Asked on June 12, 2009 under Bankruptcy Law, California

Answers:

M.D., Member, California and New York Bar / FreeAdvice Contributing Attorney

Answered 12 years ago | Contributor

You are not a secured creditor.  A secured creditor is a creditor having a claim that is protected by specific assets.  For example, the owner of a mortgage can force the sale of or can take possession of the real estate that is mortgaged if the borrower fails to meet the terms of the lending agreement.

You are an unsecured creditor whether or not you filed an abstract of judgement.  The act of recording does not give you a security interest.  Again, there must be a specific asset involved like a car or the previously mentioned mortgaged property.  
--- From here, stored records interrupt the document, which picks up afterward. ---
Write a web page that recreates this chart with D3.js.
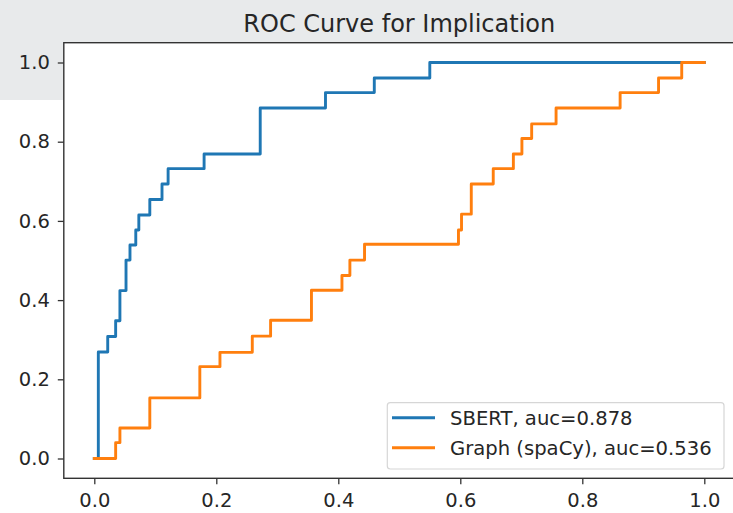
<!DOCTYPE html>
<html>
<head>
  <meta charset="utf-8">
  <title>ROC Curve for Implication</title>
  <script src="https://d3js.org/d3.v7.min.js"></script>
  <style>
    body { margin: 0; background: #fff; }
    text { font-family: "DejaVu Sans", sans-serif; fill: #262626; }
    .axis line { stroke: #333; stroke-width: 1.3; }
  </style>
</head>
<body>
  <div id="chart"></div>
  <script>
    // points where each ROC curve jumps up (fpr, new tpr)
    const sbertFpr = [0, 0.0066, 0.022, 0.035, 0.042, 0.052, 0.0585, 0.068, 0.073, 0.091, 0.111, 0.121, 0.180, 0.272, 0.379, 0.459, 0.550, 1.0];
    const sbertTpr = [0, 0.269, 0.308, 0.348, 0.424, 0.501, 0.539, 0.577, 0.615, 0.654, 0.693, 0.732, 0.769, 0.885, 0.924, 0.961, 1.0, 1.0];

    const graphFpr = [0, 0.035, 0.042, 0.091, 0.173, 0.206, 0.259, 0.289, 0.356, 0.406, 0.419, 0.443, 0.597, 0.602, 0.618, 0.654, 0.687, 0.701, 0.717, 0.757, 0.862, 0.925, 0.963, 1.0];
    const graphTpr = [0, 0.040, 0.077, 0.153, 0.232, 0.268, 0.309, 0.349, 0.425, 0.462, 0.501, 0.541, 0.577, 0.617, 0.693, 0.732, 0.769, 0.808, 0.845, 0.885, 0.924, 0.961, 1.0, 1.0];

    const seriesNames = ["SBERT, auc=0.878", "Graph (spaCy), auc=0.536"];
    const seriesColors = ["#1f77b4", "#ff7f0e"];
    const xTicks = [0, 0.2, 0.4, 0.6, 0.8, 1.0];
    const yTicks = [0, 0.2, 0.4, 0.6, 0.8, 1.0];

    const W = 733, H = 513;
    const ax = { left: 63.8, right: 734.8, top: 42.7, bottom: 478.3 };

    const svg = d3.select("#chart")
      .append("svg")
      .attr("width", W)
      .attr("height", H);

    // grey notebook band behind the top of the figure
    svg.append("rect")
      .attr("x", 0).attr("y", 0)
      .attr("width", W).attr("height", 100)
      .attr("fill", "#e8eaeb");

    const x = d3.scaleLinear().domain([-0.05, 1.05]).range([ax.left, ax.right]);
    const y = d3.scaleLinear().domain([-0.05, 1.05]).range([ax.bottom, ax.top]);

    svg.append("rect")
      .attr("x", ax.left).attr("y", ax.top)
      .attr("width", ax.right - ax.left).attr("height", ax.bottom - ax.top)
      .attr("fill", "#fff");

    svg.append("clipPath").attr("id", "clip")
      .append("rect")
      .attr("x", ax.left).attr("y", ax.top)
      .attr("width", ax.right - ax.left).attr("height", ax.bottom - ax.top);

    const line = d3.line()
      .x(d => x(d[0]))
      .y(d => y(d[1]))
      .curve(d3.curveStepAfter);

    const series = [
      d3.zip(sbertFpr, sbertTpr),
      d3.zip(graphFpr, graphTpr)
    ];

    svg.append("g")
      .attr("clip-path", "url(#clip)")
      .selectAll("path")
      .data(series)
      .enter()
      .append("path")
      .attr("d", line)
      .attr("fill", "none")
      .attr("stroke", (d, i) => seriesColors[i])
      .attr("stroke-width", 2.9)
      .attr("stroke-linejoin", "round")
      .attr("stroke-linecap", "square");

    // axes
    svg.append("g")
      .attr("class", "axis")
      .attr("transform", `translate(0,${ax.bottom})`)
      .call(d3.axisBottom(x).tickValues(xTicks).tickFormat(d3.format(".1f")).tickSize(6).tickPadding(8.5));

    svg.append("g")
      .attr("class", "axis")
      .attr("transform", `translate(${ax.left},0)`)
      .call(d3.axisLeft(y).tickValues(yTicks).tickFormat(d3.format(".1f")).tickSize(6).tickPadding(8));

    svg.selectAll(".axis .domain").remove();
    svg.selectAll(".axis text").attr("font-size", 19.5).attr("font-family", "DejaVu Sans").attr("fill", "#262626");

    // spines
    svg.append("rect")
      .attr("x", ax.left).attr("y", ax.top)
      .attr("width", ax.right - ax.left).attr("height", ax.bottom - ax.top)
      .attr("fill", "none")
      .attr("stroke", "#333")
      .attr("stroke-width", 1.4);

    // title
    svg.append("text")
      .attr("x", (ax.left + ax.right) / 2)
      .attr("y", 31.5)
      .attr("text-anchor", "middle")
      .attr("font-size", 24)
      .text("ROC Curve for Implication");

    // legend
    const leg = svg.append("g");
    leg.append("rect")
      .attr("x", 387.3).attr("y", 402.7)
      .attr("width", 336.7).attr("height", 66.3)
      .attr("rx", 3)
      .attr("fill", "#fff").attr("fill-opacity", 0.8)
      .attr("stroke", "#d6d6d6").attr("stroke-width", 1.2);

    const items = leg.selectAll(".item")
      .data(seriesNames)
      .enter()
      .append("g")
      .attr("transform", (d, i) => `translate(0,${417.7 + i * 30})`);

    items.append("line")
      .attr("x1", 392).attr("x2", 435)
      .attr("stroke", (d, i) => seriesColors[i])
      .attr("stroke-width", 2.9);

    items.append("text")
      .attr("x", 450)
      .attr("dy", "0.36em")
      .attr("font-size", 19.6)
      .text(d => d);
  </script>
</body>
</html>
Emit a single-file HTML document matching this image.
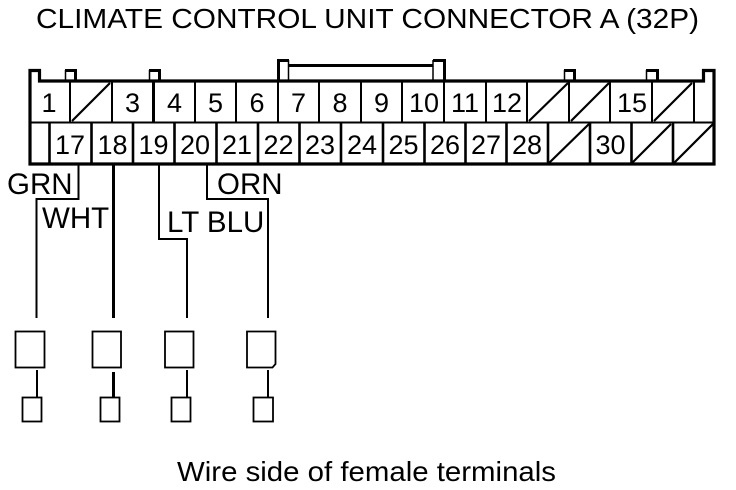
<!DOCTYPE html>
<html><head><meta charset="utf-8"><style>
html,body{margin:0;padding:0;background:#fff;width:736px;height:490px;overflow:hidden}
svg{display:block}
text{font-family:"Liberation Sans",sans-serif;font-size:27px;fill:#000}
.n{text-anchor:middle}
.l{font-size:29.5px}
</style></head><body>
<svg width="736" height="490" viewBox="0 0 736 490" xmlns="http://www.w3.org/2000/svg">
<rect width="736" height="490" fill="#fff"/>
<text x="36" y="28" style="font-size:27.5px" textLength="663" lengthAdjust="spacingAndGlyphs">CLIMATE CONTROL UNIT CONNECTOR A (32P)</text>

<!-- outer shell -->
<path fill="none" stroke="#000" stroke-width="3.2" d="M30 164V70.500H39.500V81H703.500V70.500H714V164Z"/>
<!-- large tabs -->
<path fill="none" stroke="#000" stroke-width="3" d="M278.500 81V60.500H289M433 60.500H444.500V81"/>
<path fill="none" stroke="#000" stroke-width="1.5" d="M288.500 60V80M433 60V80"/>
<path d="M289 65.500H433" stroke="#000" stroke-width="3"/>
<!-- small tabs -->
<path fill="none" stroke="#000" stroke-width="1.500" d="M65.500 80V70M149.500 80V70M564.500 80V70M646.500 80V70"/>
<path fill="none" stroke="#000" stroke-width="3" d="M65 70.500H75.500V80M149 70.500H159.500V80M564 70.500H574.500V80M646 70.500H657.500V80"/>
<!-- middle -->
<path d="M30 122.500H714" stroke="#000" stroke-width="2"/>
<!-- top row verticals -->
<g stroke="#000" stroke-width="2">
<path d="M70 81V122M112 81V122M195 81V122M236 81V122M278 81V122M319 81V122M361 81V122M402 81V122M444 81V122M486 81V122M527 81V122M569 81V122M610 81V122M652 81V122M694 81V122"/>
<path d="M153.500 81V122" stroke-width="3"/>
<!-- bottom row verticals -->
<path stroke-width="2.600" d="M49.500 123V164M91.500 123V164M133 123V164M174.500 123V164M216.500 123V164M258 123V164M299.500 123V164M341 123V164M383 123V164M424.500 123V164M465.500 123V164M506.500 123V164M548 123V164M590 123V164M631.500 123V164M673 123V164"/>
</g>
<!-- diagonals -->
<g stroke="#000" stroke-width="2.200">
<path d="M72 121L110 83M529 121L568 83M571 121L609 83M654 121L692 83"/>
<path d="M549 163L589 124M632 163L671 124M674 163L713 124"/>
</g>
<!-- numbers -->
<text class="n" x="49" y="112">1</text>
<text class="n" x="132.500" y="112">3</text>
<text class="n" x="174.500" y="112">4</text>
<text class="n" x="215.500" y="112">5</text>
<text class="n" x="257" y="112">6</text>
<text class="n" x="298.500" y="112">7</text>
<text class="n" x="340" y="112">8</text>
<text class="n" x="381.500" y="112">9</text>
<text class="n" x="424" y="112">10</text>
<text class="n" x="465" y="112">11</text>
<text class="n" x="507" y="112">12</text>
<text class="n" x="632" y="112">15</text>
<text class="n" x="70" y="154">17</text>
<text class="n" x="112.500" y="154">18</text>
<text class="n" x="153.500" y="154">19</text>
<text class="n" x="195" y="154">20</text>
<text class="n" x="237" y="154">21</text>
<text class="n" x="278.500" y="154">22</text>
<text class="n" x="320" y="154">23</text>
<text class="n" x="362" y="154">24</text>
<text class="n" x="403.500" y="154">25</text>
<text class="n" x="445" y="154">26</text>
<text class="n" x="486" y="154">27</text>
<text class="n" x="527" y="154">28</text>
<text class="n" x="610.500" y="154">30</text>
<!-- wires -->
<g fill="none" stroke="#000">
<path stroke-width="2" d="M78.500 165V199H36.500V318"/>
<path stroke-width="3" d="M113.500 165V318"/>
<path stroke-width="2" d="M159 165V239H187V318"/>
<path stroke-width="2" d="M207 165V199H268V318"/>
</g>
<text class="l" x="7" y="194">GRN</text>
<text class="l" x="42" y="228">WHT</text>
<text class="l" x="167" y="232">LT BLU</text>
<text class="l" x="217" y="194">ORN</text>
<!-- terminals -->
<g fill="none" stroke="#000" stroke-width="1.800">
<rect x="15.500" y="331.500" width="29" height="36"/>
<rect x="92.500" y="331.500" width="28.500" height="36"/>
<rect x="165" y="331.500" width="28.500" height="36"/>
<path d="M247 331.500H275.500V364L272.500 367.500H247Z"/>
<rect x="22.500" y="397.500" width="19" height="24"/>
<rect x="100.500" y="397.500" width="19" height="24"/>
<rect x="171.500" y="397.500" width="19" height="24"/>
<rect x="253.500" y="397.500" width="19.500" height="24"/>
</g>
<g stroke="#000">
<path stroke-width="2" d="M37 370V397M187 370V397M268 370V397"/>
<path stroke-width="3" d="M113.500 372V398"/>
</g>
<text x="177" y="481" style="font-size:27.5px" textLength="379" lengthAdjust="spacingAndGlyphs">Wire side of female terminals</text>
</svg>
</body></html>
As to your judgement surviving bankruptcy, if its a Chapter 7, then the Chapter 7 will generally eliminate all unsecured debts, including yours.  In a Chapter 13 case, the debtor pays all or only a portion of their debts, depending on how much disposable income they have each month.  So if your former tenant files a Chapter13, you stand to get at least some of the money that you are owed.

Note:  If a Chapter 13 is filed, and you are not paid all of the money that you are owed, then at the completion of the bankruptcy the rest of your tenant's debt to you will be discharged; they will no longer owe you any money.  What, if anything, you receive during the bankruptcy is all that you are legally entitled to.